Saat ini, kata dia, masih terdapat gap besar antara kebutuhan industri dengan lulusan perguruan tinggi atau lembaga pelatihan yang ada.

“Yang sangat dibutuhkan oleh industri, khususnya yang terkait digital, adalah talenta digital. Nah, ini tidak hanya soal gelar, tapi kompetensi. Dan sertifikasi menjadi sangat penting,” tambahnya.
Menurut Bonifasius, Komdigi fokus mengembangkan tiga area pelatihan, yaitu digital, komunikasi, dan telekomunikasi.
Pelatihan itu disediakan secara gratis, termasuk proses sertifikasinya, berkat dukungan donasi dari berbagai perusahaan teknologi global seperti Microsoft.
“Kami tidak hanya menghandle kompetensi di bidang digital saja. Kita ada 3 area: digital, komunikasi, dan telekomunikasi,” ujarnya.
Komdigi juga menyediakan beragam platform pelatihan seperti Digital Talent Academy, Digital Leadership Academy untuk ASN dan pimpinan daerah, serta Digital Training Center (DTC) yang tersebar di sejumlah kota seperti Medan, Makassar, Jakarta, Bandung, Surabaya, hingga Yogyakarta.

“Literasi digital itu ibarat imunisasi.

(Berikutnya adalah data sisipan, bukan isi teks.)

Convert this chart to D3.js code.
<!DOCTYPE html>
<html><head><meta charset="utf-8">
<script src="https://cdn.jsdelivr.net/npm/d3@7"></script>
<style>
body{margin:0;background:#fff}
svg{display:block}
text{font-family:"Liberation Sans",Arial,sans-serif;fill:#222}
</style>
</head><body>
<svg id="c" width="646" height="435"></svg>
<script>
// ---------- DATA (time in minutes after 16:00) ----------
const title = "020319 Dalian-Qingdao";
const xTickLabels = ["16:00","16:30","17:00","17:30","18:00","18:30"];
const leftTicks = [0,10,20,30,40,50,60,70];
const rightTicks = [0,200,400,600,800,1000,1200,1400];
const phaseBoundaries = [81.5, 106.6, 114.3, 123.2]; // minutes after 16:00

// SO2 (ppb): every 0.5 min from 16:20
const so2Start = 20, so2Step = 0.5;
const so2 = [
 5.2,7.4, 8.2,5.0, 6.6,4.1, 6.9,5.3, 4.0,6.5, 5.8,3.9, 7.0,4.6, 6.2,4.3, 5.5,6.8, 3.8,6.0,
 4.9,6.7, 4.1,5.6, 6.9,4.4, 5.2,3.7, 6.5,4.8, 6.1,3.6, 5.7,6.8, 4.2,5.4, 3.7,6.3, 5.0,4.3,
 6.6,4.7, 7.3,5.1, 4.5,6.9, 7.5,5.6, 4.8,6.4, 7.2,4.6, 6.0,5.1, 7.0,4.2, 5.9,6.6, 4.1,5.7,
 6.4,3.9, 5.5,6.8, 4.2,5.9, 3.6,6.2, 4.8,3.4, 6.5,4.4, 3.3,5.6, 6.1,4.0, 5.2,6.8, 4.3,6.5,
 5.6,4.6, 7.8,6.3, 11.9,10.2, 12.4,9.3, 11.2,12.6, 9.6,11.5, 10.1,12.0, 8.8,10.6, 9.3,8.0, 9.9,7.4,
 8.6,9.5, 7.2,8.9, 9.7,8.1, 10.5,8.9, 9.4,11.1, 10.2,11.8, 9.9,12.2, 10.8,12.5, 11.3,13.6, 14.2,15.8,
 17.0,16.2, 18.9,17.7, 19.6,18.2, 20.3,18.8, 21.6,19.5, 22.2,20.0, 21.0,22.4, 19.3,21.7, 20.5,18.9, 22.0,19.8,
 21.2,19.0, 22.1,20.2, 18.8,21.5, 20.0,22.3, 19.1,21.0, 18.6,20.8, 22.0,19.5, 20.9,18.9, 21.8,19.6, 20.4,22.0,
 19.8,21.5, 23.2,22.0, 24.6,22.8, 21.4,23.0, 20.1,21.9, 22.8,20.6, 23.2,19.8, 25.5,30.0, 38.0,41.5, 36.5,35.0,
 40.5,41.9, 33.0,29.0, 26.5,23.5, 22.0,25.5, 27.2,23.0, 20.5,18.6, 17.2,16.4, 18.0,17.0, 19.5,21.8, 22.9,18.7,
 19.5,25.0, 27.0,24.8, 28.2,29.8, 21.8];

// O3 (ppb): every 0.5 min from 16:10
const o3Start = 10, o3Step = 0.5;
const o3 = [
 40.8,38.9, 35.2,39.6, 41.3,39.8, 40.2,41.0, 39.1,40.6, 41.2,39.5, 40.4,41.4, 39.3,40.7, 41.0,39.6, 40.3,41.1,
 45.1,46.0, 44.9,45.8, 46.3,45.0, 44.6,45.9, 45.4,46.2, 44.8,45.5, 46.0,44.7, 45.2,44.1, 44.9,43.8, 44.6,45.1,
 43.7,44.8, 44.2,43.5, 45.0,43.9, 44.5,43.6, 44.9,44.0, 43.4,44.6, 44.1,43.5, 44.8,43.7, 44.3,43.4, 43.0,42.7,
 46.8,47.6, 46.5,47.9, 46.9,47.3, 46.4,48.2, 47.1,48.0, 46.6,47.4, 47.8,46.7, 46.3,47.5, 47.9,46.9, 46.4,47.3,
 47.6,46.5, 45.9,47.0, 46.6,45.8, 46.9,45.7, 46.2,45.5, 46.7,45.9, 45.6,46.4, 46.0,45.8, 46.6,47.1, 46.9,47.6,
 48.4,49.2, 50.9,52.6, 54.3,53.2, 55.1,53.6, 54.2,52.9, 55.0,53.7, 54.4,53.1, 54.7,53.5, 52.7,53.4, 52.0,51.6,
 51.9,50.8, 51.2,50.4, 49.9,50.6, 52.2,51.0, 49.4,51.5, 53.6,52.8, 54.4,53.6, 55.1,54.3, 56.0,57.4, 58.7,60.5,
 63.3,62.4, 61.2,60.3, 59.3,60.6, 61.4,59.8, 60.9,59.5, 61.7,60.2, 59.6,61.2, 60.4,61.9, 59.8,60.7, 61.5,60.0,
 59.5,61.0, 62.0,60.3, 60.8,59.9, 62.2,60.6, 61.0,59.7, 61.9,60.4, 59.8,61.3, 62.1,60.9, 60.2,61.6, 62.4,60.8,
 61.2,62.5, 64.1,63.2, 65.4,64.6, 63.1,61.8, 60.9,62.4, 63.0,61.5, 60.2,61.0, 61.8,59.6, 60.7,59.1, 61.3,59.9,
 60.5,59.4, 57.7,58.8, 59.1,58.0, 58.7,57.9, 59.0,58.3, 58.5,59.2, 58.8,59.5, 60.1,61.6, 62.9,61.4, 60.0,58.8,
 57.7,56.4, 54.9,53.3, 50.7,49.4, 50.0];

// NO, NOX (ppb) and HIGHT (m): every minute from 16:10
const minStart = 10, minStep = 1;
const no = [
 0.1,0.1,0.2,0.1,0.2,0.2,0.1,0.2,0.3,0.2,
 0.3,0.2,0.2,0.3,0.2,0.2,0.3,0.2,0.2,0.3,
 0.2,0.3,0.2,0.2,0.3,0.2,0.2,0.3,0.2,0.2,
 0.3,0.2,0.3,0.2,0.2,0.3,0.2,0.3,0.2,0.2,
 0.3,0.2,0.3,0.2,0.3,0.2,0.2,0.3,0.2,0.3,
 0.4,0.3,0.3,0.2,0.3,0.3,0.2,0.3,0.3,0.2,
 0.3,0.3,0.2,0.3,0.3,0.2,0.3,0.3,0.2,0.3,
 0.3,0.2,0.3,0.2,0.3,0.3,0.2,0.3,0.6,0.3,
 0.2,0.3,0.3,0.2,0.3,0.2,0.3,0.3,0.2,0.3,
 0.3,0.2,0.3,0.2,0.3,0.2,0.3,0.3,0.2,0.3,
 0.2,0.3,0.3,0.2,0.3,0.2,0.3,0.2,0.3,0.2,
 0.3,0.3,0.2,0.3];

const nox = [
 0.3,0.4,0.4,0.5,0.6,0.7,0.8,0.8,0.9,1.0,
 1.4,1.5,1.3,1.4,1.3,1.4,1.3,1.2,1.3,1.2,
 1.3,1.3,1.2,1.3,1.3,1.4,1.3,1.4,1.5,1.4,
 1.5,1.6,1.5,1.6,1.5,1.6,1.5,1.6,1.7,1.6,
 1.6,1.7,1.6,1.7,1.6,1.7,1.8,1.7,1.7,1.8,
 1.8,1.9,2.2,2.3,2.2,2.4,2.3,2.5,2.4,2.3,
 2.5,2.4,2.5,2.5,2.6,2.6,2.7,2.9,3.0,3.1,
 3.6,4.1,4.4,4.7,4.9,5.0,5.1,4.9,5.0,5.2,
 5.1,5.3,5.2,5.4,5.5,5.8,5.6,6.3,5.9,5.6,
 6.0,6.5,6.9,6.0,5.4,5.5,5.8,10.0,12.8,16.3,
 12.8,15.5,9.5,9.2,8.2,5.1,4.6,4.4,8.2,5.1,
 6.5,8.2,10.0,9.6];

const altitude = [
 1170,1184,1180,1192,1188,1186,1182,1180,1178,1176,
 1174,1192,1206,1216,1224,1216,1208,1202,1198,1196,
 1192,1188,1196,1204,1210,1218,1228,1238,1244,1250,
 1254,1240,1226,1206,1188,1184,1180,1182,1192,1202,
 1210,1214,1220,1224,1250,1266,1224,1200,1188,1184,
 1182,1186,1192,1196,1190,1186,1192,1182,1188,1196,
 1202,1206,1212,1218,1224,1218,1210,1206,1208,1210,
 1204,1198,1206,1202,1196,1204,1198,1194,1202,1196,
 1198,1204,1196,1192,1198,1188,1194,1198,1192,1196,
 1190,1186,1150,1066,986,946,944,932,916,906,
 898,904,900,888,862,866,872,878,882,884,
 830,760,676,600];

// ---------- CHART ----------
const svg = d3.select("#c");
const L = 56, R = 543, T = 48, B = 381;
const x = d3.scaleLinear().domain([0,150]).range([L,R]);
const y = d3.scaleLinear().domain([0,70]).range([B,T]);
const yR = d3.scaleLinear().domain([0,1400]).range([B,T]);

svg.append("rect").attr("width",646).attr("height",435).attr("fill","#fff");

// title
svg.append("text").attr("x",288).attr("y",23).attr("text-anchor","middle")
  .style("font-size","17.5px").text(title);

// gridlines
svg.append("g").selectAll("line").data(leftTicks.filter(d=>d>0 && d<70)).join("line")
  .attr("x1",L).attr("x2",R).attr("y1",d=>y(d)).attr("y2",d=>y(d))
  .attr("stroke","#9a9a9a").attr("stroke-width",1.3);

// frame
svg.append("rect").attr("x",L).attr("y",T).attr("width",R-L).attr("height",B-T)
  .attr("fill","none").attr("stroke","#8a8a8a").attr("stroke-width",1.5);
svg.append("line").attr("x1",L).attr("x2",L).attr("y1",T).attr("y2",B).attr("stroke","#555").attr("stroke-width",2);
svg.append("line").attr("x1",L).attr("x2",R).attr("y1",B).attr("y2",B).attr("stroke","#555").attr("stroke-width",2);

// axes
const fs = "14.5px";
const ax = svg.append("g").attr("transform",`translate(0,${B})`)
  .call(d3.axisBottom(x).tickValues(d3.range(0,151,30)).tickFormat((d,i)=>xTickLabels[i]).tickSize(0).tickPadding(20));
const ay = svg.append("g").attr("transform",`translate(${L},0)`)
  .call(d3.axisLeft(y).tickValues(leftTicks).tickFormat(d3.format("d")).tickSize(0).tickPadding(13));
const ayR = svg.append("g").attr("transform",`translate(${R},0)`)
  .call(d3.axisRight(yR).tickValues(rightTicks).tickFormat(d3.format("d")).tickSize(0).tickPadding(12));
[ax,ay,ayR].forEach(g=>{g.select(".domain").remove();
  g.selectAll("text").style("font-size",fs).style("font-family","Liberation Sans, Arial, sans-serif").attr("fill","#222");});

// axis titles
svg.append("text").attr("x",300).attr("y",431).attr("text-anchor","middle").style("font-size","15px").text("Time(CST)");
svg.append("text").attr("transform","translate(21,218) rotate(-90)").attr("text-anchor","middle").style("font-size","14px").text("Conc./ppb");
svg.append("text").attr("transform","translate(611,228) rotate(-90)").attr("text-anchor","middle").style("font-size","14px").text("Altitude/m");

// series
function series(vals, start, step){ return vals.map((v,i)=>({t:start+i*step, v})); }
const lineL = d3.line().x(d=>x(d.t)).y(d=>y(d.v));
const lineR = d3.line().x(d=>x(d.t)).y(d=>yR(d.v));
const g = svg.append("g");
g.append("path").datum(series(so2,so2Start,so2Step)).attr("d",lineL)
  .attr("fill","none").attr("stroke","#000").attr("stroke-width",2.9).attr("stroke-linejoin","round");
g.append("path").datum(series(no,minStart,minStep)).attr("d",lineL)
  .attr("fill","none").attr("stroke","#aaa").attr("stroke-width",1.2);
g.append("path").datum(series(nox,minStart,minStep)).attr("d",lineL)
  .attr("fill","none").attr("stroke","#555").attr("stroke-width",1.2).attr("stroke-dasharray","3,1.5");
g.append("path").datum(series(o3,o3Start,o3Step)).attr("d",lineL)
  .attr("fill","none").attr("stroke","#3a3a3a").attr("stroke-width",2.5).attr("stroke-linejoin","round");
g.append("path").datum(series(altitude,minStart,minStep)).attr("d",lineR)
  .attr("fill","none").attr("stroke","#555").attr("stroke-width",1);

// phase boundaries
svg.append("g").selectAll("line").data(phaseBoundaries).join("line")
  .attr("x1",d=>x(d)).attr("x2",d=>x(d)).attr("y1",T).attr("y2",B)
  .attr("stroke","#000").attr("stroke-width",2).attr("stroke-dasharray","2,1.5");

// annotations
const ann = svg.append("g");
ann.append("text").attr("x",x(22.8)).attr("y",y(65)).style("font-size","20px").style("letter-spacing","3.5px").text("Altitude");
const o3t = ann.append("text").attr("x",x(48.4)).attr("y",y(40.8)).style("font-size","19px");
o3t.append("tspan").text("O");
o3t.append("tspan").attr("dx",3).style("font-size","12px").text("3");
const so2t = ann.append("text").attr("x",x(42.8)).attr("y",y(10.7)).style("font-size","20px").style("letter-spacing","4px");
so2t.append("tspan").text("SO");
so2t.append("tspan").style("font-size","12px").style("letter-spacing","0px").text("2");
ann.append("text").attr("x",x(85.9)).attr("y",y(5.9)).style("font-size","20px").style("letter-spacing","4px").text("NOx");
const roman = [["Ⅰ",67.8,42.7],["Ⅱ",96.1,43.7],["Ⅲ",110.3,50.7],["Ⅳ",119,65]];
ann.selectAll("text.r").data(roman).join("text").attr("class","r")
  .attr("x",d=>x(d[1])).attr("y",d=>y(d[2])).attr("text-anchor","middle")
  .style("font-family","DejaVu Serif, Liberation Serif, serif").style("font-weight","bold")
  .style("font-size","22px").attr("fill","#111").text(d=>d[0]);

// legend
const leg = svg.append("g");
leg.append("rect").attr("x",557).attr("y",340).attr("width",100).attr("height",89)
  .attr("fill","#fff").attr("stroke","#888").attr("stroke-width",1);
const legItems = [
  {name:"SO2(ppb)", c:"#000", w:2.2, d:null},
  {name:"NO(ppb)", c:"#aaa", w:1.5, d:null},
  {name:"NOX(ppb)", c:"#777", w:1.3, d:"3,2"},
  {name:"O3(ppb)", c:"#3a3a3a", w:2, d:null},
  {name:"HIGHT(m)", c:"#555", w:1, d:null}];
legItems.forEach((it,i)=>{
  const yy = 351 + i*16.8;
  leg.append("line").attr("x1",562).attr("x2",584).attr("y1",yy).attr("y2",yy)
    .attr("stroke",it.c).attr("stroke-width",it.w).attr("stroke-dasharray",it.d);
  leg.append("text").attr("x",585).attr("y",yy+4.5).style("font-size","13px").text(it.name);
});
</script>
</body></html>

Kita targetkan 50 juta masyarakat Indonesia bisa terliterasi, tapi baru mencapai sekitar 30 juta saat ini,” jelas Bonifasius.
Ia menambahkan bahwa literasi digital menjadi fondasi untuk mencegah penyebaran misinformasi dan mempersiapkan masyarakat menghadapi disrupsi teknologi seperti AI.

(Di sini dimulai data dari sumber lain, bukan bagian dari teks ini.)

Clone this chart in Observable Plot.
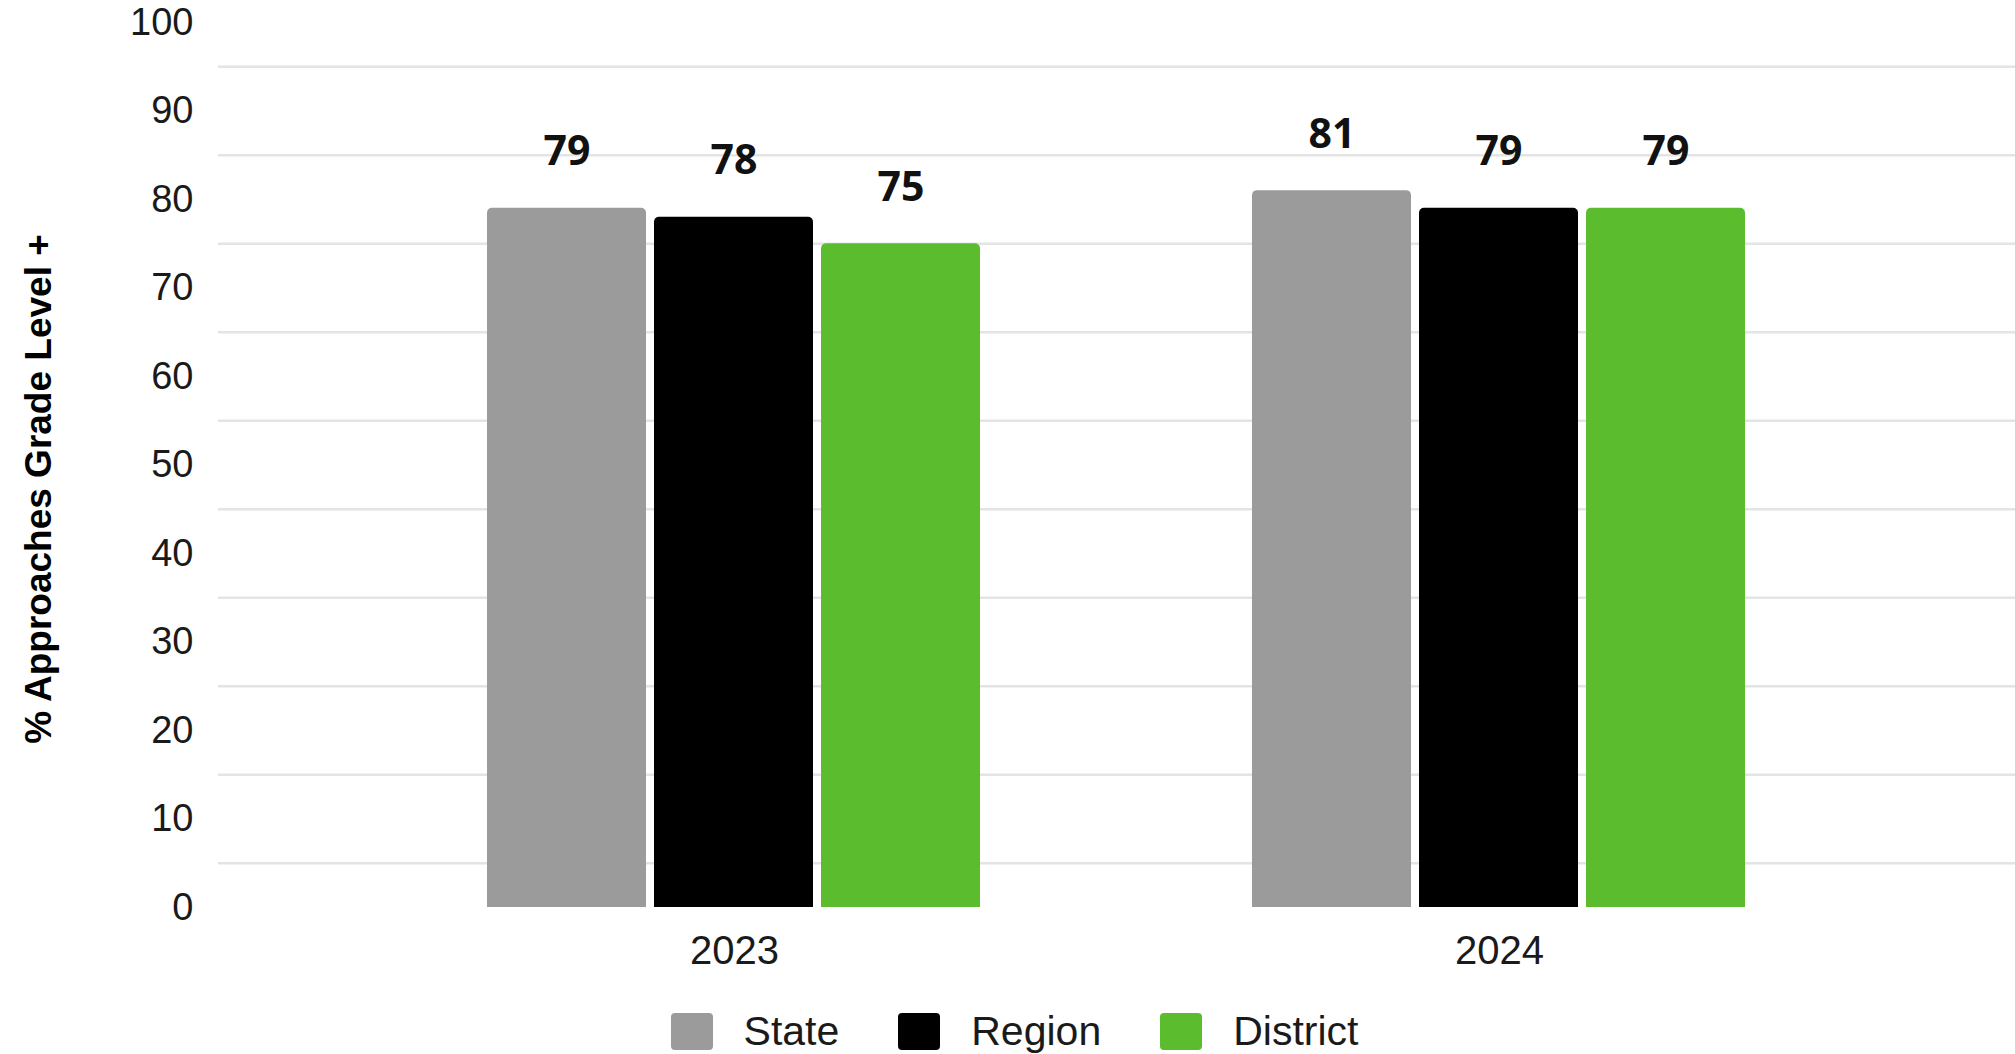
<!DOCTYPE html>
<html>
<head>
<meta charset="utf-8">
<script src="https://cdn.jsdelivr.net/npm/d3@7"></script>
<script src="https://cdn.jsdelivr.net/npm/@observablehq/plot@0.6"></script>
<style>
  html, body { margin: 0; padding: 0; background: #fff; }
  #chart { position: relative; width: 2015px; height: 985px; }
  #chart svg { position: absolute; left: 0; top: 0; }
  #legend {
    width: 2015px;
    box-sizing: border-box;
    padding-left: 14px;
    padding-top: 23px;
    display: flex;
    justify-content: center;
    align-items: center;
    font-family: "Liberation Sans", Arial, sans-serif;
    font-size: 41px;
    line-height: 47px;
    color: #1a1a1a;
  }
  .item { display: flex; align-items: center; margin: 0 29.5px; }
  .swatch { width: 42px; height: 37px; border-radius: 4px; margin-right: 31px; }
</style>
</head>
<body>
<div id="chart"></div>
<div id="legend"></div>
<script>
// Share of students at "Approaches Grade Level" or above, by year and level
const years = ["2023", "2024"];
const groups = ["State", "Region", "District"];
const stateValues = [79, 81];
const regionValues = [78, 79];
const districtValues = [75, 79];
const groupColors = ["#9b9b9b", "#000000", "#5bbd2e"];
const yTicks = [0, 10, 20, 30, 40, 50, 60, 70, 80, 90, 100];
const gridLines = [5, 15, 25, 35, 45, 55, 65, 75, 85, 95];
const yTitle = "% Approaches Grade Level +";

const seriesValues = [stateValues, regionValues, districtValues];
const rows = years.flatMap((year, i) =>
  groups.map((group, j) => ({year, group, value: seriesValues[j][i]}))
);

const tickFont = "Liberation Sans, Arial, sans-serif";
const frame = {
  width: 2015,
  height: 985,
  marginLeft: 218,
  marginRight: 0,
  marginTop: 22,
  marginBottom: 78
};

// Background layer: full-width grid, value axis and its title
const backdrop = Plot.plot({
  ...frame,
  style: {background: "#fff", fontFamily: tickFont, color: "#1a1a1a"},
  y: {domain: [0, 100], label: null},
  marks: [
    Plot.ruleY(gridLines, {stroke: "#e4e4e4", strokeWidth: 2.5}),
    Plot.axisY({ticks: yTicks, tickSize: 0, tickPadding: 25, fontSize: 38, label: null}),
    Plot.text([yTitle], {
      frameAnchor: "left", textAnchor: "middle", rotate: -90, dx: -179, dy: 24,
      fontSize: 37, fontWeight: "bold", fill: "#000"
    })
  ]
});

// Foreground layer: grouped bars faceted by year
const bars = Plot.plot({
  ...frame,
  style: {background: "transparent", fontFamily: tickFont, color: "#1a1a1a"},
  fx: {domain: years, paddingInner: 0.354, paddingOuter: 0.35, label: null},
  x: {domain: groups, paddingInner: 0.045, paddingOuter: 0, axis: null},
  y: {domain: [0, 100], axis: null},
  color: {domain: groups, range: groupColors},
  marks: [
    Plot.axisFx({anchor: "bottom", tickSize: 0, tickPadding: 28, fontSize: 40, label: null}),
    Plot.barY(rows, {fx: "year", x: "group", y: "value", fill: "group", ry1: 5}),
    Plot.text(rows, {
      fx: "year", x: "group", y: "value", text: d => String(d.value),
      lineAnchor: "bottom", dy: -43, fontSize: 41, fontWeight: "bold",
      fontFamily: "Open Sans, Noto Sans, sans-serif", fill: "#111"
    })
  ]
});

const host = document.getElementById("chart");
host.appendChild(backdrop);
host.appendChild(bars);

// Legend below the chart
const legend = document.getElementById("legend");
groups.forEach((g, i) => {
  const item = document.createElement("div");
  item.className = "item";
  const sw = document.createElement("div");
  sw.className = "swatch";
  sw.style.background = groupColors[i];
  const label = document.createElement("span");
  label.textContent = g;
  item.appendChild(sw);
  item.appendChild(label);
  legend.appendChild(item);
});
</script>
</body>
</html>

Selain literasi, Komdigi juga mendorong masyarakat untuk masuk ke jenjang pelatihan lanjutan dan sertifikasi.
“Tujuannya bukan sekadar punya sertifikat, tapi punya kompetensi nyata agar siap masuk ke pasar kerja atau bahkan membangun usaha sendiri,” tegasnya.
Bonifasius menyebut transformasi digital harus menjangkau semua lini, termasuk ASN. Oleh karena itu, Komdigi menggandeng sejumlah perguruan tinggi internasional dan mitra global untuk memperkuat kapasitas pimpinan birokrasi melalui program Digital Leadership Academy.
“Transformasi digital itu keniscayaan, birokrasi pun harus berubah,” kata dia.
Dalam ekosistem pelatihan Komdigi, masyarakat yang telah menyelesaikan pelatihan dan sertifikasi akan dimasukkan ke dalam talent pool.
Di sana, mereka bisa terhubung langsung dengan perusahaan yang membutuhkan tenaga kerja atau bahkan mendapatkan akses untuk magang virtual dan mentoring.
“Kalau kita ingin menciptakan pertumbuhan ekonomi digital, ya output-nya harus jelas. Setelah upskilling dan reskilling, seberapa banyak yang akhirnya diterima industri atau menciptakan lapangan kerja sendiri,” pungkas Bonifasius.
Program pelatihan ini terbuka untuk semua kalangan, termasuk perempuan, penyandang disabilitas, dan pelaku UMKM. Seluruh pelatihan dan sertifikasi disediakan secara gratis, termasuk materi AI, machine learning, komunikasi, animasi, dan lainnya.